The Punjab Agricultural University (PAU) was in the news for developing and patenting the first indigenous Hybrid Hydroponic Technology (HHT), which claimed to reduce water wastage by 90%.

It was developed by Dr V P Sethi — the head of the department of mechanical engineering of the college — after dedicating three decades of his life to researching and developing sustainable technologies.

A former student and a university faculty member, Dr Sethi worked with a small team of scholars and scientists from the departments of botany, chemistry, soil and vegetable sciences for five years to come up with this technology.

It was during his postdoctoral fellowship in the US that Dr Sethi met with a Korean professor Dr Chiwong Lee, who worked in the field of developing hydroponics.

“He was working on the various substrates that can be used in hydroponics and I found it very intriguing. I decided to come back to India and develop our own hydroponics system,” he says.

It took Dr Sethi nearly five years to fully develop the HHT system and grow vegetables using it, and another five to get the patent rights, which he and PAU received in November 2021. Explaining how the technology works, Sethi says, “In Hybrid Hydroponics Technology, we save this water by using the technique of recirculation. We developed a porous plate between the pots.”

He continues, “The lower part of the pot contains the shallow water pond and the upper part of the pot carries the substrate. The plate between the two is the innovation as it carries equivalent pressure at both the upper and lower end of the pot.”

This allows the roots to breathe and grow, and from the top, they would get ample oxygen. Dr Sethi also sprays the required minerals and nutrients on the plants to ensure that the fruit is the best in quality.

Using HHT, the university has grown vegetables like tomatoes, cherry tomatoes, cucumber, bell peppers and capsicum. He developed a unique DIY drip irrigation technique that not only solves the problem of water shortage but also recycles waste.

The method is not labour-intensive like traditional farming as it is fully automatic. “We have timers that are set in advance that provide and sprinkle required nutrients according to the plant’s requirements,” he adds.
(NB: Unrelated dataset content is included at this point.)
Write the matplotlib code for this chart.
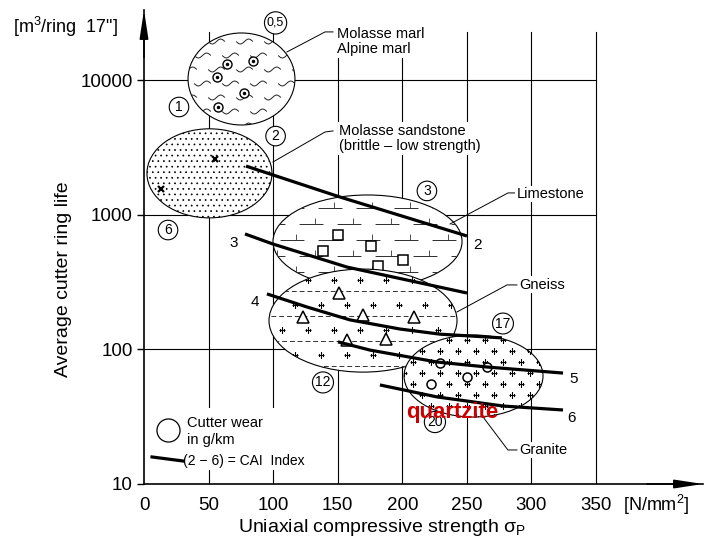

The professor wants to make the technology available to small farmers too. “If the cost is less, the technology automatically becomes more accessible. We are also in the process of making a manual for farmers and other users,” says Dr Sethi.

Following the motto of “sabka vikas” (development for all), he says, “India is a country of small land holdings and the technology is especially designed to accommodate small-scale farmers.”